En plein débat sur les ravages du crack à Paris, le gouvernement s'achemine-t-il vers un développement des "salles de shoot" ? Le ministère de la Santé a officialisé vendredi son souhait d'autoriser durablement l'existence de ces salles de consommation à moindre risque.
Le ministère "souhaite pérenniser ces dispositifs dans le droit commun, afin de laisser la possibilité aux communes d'ouvrir de nouvelles salles", face au bilan "positif" des deux structures expérimentées à Paris et Strasbourg depuis 2016, ont expliqué les services d'Olivier Véran à l'AFP, confirmant une information du Monde.
Projets en gestation à Bordeaux et Marseille
Ces salles permettent à des centaines de toxicomanes de s'injecter de l'héroïne et d'autres opiacés avec du matériel stérile et, dans une moindre mesure depuis fin 2019, de fumer du crack dans un environnement sécurisé. Le cadre dérogatoire qui leur permet d'opérer prend fin en 2022 et une pérennisation nécessite de les inscrire dans la loi avant la fin du mandat présidentiel d'Emmanuel Macron.
La création de nouvelles salles pourrait ainsi être autorisée au cas par cas par le ministère, après concertation entre élus locaux, agences régionales de santé, préfectures et parquets.
Politiquement épineux, des projets de ce type sont en gestation depuis des mois à Bordeaux et à Marseille et ont été mis en sourdine lors des dernières élections municipales.
Cette pérennisation n'est toutefois pas encore actée. Le sujet doit être arbitré prochainement par le Premier ministre Jean Castex, au moment même où les autorités semblent impuissantes pour endiguer la consommation de crack qui gangrène le nord-est de Paris, malgré un plan mené conjointement depuis trois ans par la ville et divers services de l'État.
Face à une situation qui dégénérait dans le quartier parisien de Stalingrad, la police tente depuis fin mai de contenir les fumeurs de crack dans le parc du jardin d’Éole, au grand dam des riverains.
Polémique à Paris
Fin mai, l’Inserm a recommandé "une mise à l'échelle nationale" des salles de consommation à moindre risque, dans une étude faisant le bilan des dispositifs français. Selon ce document, les deux "salles de shoot" de Paris et Strasbourg démontrent leur efficacité.

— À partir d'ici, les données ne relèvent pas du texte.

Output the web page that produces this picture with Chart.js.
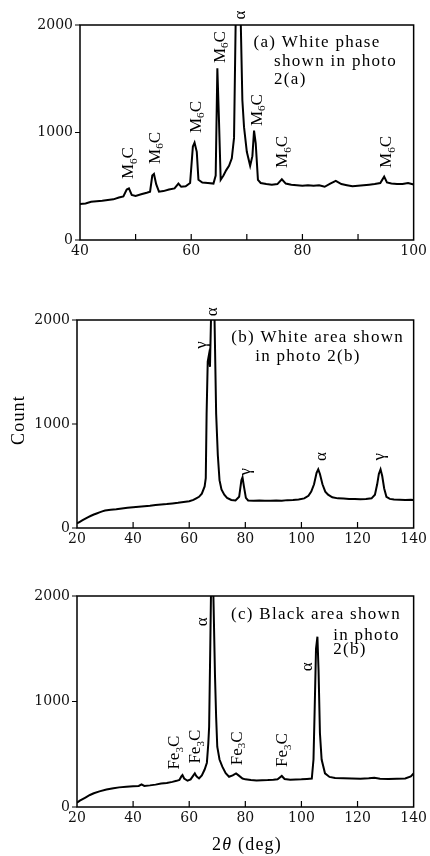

Les toxicomanes qui les fréquentent sont en meilleure santé, ont moins de risque de contracter le VIH ou l'hépatite C et finissent moins aux urgences. L'étude conclut également à "une absence de détérioration de la tranquillité publique" depuis leur création.

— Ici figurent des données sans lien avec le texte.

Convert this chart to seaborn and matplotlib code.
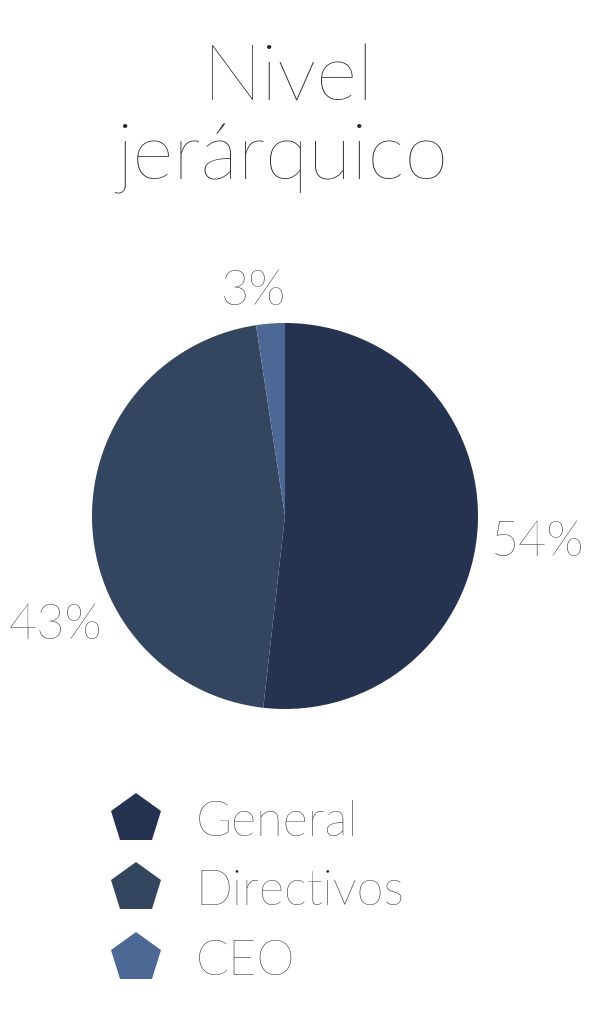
import numpy as np
import pandas as pd
import matplotlib.pyplot as plt
from matplotlib.lines import Line2D
import seaborn as sns

# data
niveles = ['General', 'Directivos', 'CEO']
etiquetas = ['54%', '43%', '3%']
# wedge shares as drawn in the picture (labels are rounded differently)
sectores = [51.8, 45.8, 2.4]
colores = ['#253350', '#34465f', '#4d6895']

sns.set_theme(style='white')
plt.rcParams['font.family'] = ['Lato', 'DejaVu Sans']
gris = '#262626'

df = pd.DataFrame({'nivel': niveles, 'pct': sectores})
pal = sns.color_palette(colores)

fig = plt.figure(figsize=(5.97, 10.24), dpi=100)

# pie axes (center ~ (285,516) px, radius ~193 px)
cx, cy, r = 285 / 597, 1 - 516 / 1024, 193
ax = fig.add_axes([cx - r / 597, cy - r / 1024, 2 * r / 597, 2 * r / 1024])
ax.pie(df['pct'], colors=pal, startangle=90, counterclock=False,
       radius=1, wedgeprops={'linewidth': 0})
ax.set_xlim(-1, 1)
ax.set_ylim(-1, 1)
ax.set_aspect('equal')
ax.axis('off')

# title
fig.text(289 / 597, 1 - 100 / 1024, 'Nivel', ha='center', va='baseline',
         fontsize=57, fontweight='light', color=gris)
fig.text(282 / 597, 1 - 180 / 1024, 'jerárquico', ha='center', va='baseline',
         fontsize=57, fontweight='light', color=gris)

# percentage labels
pos = [(538, 556), (55, 639), (253, 305)]
for (x, y), t in zip(pos, etiquetas):
    fig.text(x / 597, 1 - y / 1024, t, ha='center', va='baseline',
             fontsize=35, fontweight='light', color=gris)

# legend
handles = [Line2D([], [], marker='p', linestyle='', markersize=38,
                  markerfacecolor=c, markeredgewidth=0) for c in pal]
fig.legend(handles, niveles, loc='upper left', bbox_to_anchor=(113 / 597, 1 - 800 / 1024),
           frameon=False, labelcolor=gris, handlelength=0.95, handletextpad=0.75,
           labelspacing=0.5, borderpad=0, borderaxespad=0,
           prop={'weight': 'light', 'size': 35})

fig.savefig('out.png', dpi=100, facecolor='white')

Les vécus parisiens et strasbourgeois restent pourtant très différents. Située dans l'enceinte d'un vaste hôpital, avec peu de riverains autour, la salle alsacienne est plutôt consensuelle. Mais celle implantée dans la capitale, en plein cœur du Xe arrondissement, continue de faire polémique. "Avant, les toxicomanes s'injectaient (le produit) dans des recoins du quartier près de la Gare du Nord, on était moins exposés", raconte à l’ADP Sophie, une voisine souhaitant rester anonyme.

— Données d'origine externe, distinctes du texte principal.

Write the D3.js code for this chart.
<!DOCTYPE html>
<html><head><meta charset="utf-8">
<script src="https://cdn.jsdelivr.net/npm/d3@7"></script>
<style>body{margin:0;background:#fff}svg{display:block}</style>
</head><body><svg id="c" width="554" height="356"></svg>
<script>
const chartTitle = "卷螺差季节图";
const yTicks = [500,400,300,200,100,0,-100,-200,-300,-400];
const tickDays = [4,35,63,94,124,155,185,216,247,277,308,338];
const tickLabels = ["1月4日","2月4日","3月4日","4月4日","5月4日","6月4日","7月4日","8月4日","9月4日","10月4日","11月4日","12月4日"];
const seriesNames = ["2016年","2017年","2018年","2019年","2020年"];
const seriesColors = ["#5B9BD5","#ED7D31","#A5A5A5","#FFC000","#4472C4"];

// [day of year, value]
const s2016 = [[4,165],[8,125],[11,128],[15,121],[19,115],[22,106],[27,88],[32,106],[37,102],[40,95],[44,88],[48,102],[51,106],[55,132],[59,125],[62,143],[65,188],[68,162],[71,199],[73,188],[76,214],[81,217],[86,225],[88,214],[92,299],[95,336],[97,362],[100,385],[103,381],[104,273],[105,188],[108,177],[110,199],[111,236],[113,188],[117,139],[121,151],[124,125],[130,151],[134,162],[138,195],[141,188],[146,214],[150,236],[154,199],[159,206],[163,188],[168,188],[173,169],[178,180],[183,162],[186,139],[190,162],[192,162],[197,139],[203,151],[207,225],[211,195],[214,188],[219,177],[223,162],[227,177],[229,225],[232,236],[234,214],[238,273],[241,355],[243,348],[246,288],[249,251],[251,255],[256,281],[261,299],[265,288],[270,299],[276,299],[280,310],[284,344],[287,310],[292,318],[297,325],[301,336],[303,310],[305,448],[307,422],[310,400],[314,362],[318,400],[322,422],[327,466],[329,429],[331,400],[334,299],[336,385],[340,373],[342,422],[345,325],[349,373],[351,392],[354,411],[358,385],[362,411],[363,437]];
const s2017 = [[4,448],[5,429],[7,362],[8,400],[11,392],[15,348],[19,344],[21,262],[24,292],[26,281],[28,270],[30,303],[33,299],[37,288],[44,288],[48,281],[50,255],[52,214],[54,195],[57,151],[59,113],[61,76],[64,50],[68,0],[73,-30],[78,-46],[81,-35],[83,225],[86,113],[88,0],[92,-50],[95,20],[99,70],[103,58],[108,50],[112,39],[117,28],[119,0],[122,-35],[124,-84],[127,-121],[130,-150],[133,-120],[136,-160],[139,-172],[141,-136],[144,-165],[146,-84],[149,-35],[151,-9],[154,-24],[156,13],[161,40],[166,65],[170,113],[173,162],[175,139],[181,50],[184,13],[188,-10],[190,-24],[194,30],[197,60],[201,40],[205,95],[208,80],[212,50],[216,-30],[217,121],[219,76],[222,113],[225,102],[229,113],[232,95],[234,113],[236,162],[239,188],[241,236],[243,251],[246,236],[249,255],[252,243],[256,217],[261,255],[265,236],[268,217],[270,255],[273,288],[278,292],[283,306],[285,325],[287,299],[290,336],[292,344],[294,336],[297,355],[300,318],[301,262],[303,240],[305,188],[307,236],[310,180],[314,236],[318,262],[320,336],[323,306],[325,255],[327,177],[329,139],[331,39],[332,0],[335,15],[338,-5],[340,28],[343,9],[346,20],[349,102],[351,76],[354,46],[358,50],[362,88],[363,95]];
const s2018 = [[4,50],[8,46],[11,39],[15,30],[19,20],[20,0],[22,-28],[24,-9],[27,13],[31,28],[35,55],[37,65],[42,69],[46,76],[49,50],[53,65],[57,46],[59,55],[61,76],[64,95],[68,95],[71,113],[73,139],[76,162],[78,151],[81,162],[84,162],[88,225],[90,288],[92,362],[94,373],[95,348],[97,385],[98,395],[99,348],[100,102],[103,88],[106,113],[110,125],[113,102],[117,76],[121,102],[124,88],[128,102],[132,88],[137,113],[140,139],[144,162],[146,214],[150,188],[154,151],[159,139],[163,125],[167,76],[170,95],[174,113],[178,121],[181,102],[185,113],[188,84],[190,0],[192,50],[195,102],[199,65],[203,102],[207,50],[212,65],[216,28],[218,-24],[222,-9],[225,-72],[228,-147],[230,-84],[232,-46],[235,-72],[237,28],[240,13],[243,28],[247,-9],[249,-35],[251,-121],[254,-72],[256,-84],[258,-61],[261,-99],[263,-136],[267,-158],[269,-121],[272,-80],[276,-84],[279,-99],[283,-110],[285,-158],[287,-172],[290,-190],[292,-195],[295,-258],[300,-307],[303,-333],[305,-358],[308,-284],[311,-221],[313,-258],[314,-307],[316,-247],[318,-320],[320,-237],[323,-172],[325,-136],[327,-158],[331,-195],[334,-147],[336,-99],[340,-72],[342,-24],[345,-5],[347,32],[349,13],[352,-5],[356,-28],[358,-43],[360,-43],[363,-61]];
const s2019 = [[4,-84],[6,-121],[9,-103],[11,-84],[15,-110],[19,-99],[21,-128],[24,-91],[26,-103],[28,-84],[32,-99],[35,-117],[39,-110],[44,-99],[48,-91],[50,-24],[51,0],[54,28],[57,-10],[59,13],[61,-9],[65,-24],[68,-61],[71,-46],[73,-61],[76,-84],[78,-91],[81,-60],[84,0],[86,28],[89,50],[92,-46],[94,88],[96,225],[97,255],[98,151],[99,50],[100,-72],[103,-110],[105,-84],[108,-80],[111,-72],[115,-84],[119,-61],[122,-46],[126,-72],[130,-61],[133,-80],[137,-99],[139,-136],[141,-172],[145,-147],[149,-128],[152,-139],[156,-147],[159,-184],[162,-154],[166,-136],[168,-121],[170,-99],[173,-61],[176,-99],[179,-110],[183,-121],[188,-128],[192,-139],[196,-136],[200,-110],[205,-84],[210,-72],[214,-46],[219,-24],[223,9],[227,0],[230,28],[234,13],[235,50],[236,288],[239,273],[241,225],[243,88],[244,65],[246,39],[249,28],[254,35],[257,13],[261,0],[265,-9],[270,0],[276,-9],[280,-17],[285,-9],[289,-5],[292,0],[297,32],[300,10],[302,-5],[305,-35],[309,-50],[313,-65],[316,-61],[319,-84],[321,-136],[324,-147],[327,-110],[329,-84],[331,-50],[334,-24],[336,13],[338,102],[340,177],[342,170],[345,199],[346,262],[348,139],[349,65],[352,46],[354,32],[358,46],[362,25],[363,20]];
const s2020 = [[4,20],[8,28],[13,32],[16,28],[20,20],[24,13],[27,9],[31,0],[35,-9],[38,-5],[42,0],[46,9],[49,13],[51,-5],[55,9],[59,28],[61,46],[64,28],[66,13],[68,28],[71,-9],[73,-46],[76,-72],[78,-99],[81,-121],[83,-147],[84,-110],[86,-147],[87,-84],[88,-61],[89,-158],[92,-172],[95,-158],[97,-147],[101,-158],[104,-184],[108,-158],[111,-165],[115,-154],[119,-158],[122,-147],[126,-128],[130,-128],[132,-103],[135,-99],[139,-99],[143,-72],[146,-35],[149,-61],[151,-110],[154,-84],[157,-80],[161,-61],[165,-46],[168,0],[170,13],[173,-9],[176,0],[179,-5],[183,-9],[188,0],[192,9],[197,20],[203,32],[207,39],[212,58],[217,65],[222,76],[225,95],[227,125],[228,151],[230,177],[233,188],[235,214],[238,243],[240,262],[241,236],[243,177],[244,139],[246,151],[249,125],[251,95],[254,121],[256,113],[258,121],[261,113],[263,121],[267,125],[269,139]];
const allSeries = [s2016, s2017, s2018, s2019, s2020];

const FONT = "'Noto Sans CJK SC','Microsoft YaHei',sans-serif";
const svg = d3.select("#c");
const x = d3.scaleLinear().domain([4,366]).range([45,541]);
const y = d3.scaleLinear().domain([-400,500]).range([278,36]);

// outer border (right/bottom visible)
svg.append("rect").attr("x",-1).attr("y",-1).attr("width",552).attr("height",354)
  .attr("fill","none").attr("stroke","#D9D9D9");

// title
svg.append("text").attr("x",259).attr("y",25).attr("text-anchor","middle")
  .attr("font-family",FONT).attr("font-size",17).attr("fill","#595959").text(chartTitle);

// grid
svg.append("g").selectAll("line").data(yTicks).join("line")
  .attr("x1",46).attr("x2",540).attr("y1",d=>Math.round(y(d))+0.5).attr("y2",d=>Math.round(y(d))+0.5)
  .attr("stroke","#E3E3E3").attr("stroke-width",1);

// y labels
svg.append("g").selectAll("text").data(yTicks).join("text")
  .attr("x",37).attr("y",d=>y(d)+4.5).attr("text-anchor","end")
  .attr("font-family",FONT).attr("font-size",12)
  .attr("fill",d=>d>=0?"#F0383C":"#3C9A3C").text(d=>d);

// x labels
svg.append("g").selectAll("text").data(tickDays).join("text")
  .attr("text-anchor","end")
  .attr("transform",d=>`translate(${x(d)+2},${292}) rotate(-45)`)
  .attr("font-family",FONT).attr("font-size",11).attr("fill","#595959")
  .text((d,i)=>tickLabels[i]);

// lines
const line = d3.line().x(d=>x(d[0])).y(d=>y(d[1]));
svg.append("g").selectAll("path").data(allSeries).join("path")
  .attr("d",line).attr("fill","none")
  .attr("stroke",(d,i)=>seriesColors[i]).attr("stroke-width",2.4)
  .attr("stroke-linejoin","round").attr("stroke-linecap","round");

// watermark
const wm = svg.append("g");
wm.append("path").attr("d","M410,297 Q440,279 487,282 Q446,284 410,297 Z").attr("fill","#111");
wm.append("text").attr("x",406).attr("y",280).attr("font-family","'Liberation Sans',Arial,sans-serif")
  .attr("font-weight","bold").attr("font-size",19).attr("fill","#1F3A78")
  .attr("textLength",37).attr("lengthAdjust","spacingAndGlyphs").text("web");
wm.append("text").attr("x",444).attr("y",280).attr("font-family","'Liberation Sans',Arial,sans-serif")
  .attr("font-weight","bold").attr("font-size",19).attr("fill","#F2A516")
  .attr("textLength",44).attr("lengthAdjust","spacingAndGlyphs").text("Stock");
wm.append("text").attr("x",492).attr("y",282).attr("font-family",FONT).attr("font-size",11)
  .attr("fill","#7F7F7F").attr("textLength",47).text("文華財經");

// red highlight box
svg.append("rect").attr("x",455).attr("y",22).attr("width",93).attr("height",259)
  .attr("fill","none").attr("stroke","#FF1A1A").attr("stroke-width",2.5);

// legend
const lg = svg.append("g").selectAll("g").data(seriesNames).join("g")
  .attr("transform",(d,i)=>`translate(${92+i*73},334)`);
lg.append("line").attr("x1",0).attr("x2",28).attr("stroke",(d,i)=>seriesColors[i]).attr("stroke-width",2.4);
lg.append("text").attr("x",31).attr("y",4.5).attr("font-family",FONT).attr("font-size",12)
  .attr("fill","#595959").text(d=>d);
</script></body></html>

"À l'extérieur de la salle, ça ne se passe pas bien du tout", poursuit la quadragénaire, excédée par les injections, bagarres et défécations en pleine rue. "Les toxicomanes errent dans nos rues, sans suivi psychiatrique ni hébergement, et les autorités minimisent ce qu'on vit".
Riveraine depuis 15 ans, Cécile Dumas estime de son côté que "l'arrivée de la salle a plutôt permis de réduire les injections dehors" et apprécie d'avoir "un interlocuteur à appeler en cas de problème" avec un toxicomane. Cette documentariste a "vu la différence lorsque la salle a quasiment fermé pendant le premier confinement : la dégradation était très nette, avec beaucoup plus d'injections." "Ce qui est clair, c'est qu'avec une seule salle pour Paris et toute sa région, ça ne peut pas marcher", considère-t-elle.
Un discours également porté par Gaïa, l'association gestionnaire de la structure. "Bien sûr que tout n'est pas parfait, mais c'est parce que nous sommes seuls", argue sa présidente Elisabeth Avril, soulignant aussi les déficiences en matière d'hébergement et de prise en charge psychiatrique.
"Des villes comme Barcelone, Zurich ou Montréal ont toutes plusieurs salles", abonde la déléguée générale de la Fédération Addiction, Nathalie Latour, qui dénonce "une situation ubuesque" à Paris. "Faire une maraude au jardin d'Eole, c'est déjà accompagner la consommation de crack, mais dans des conditions dramatiques. Utilisons les vrais outils à notre disposition", souhaite-t-elle.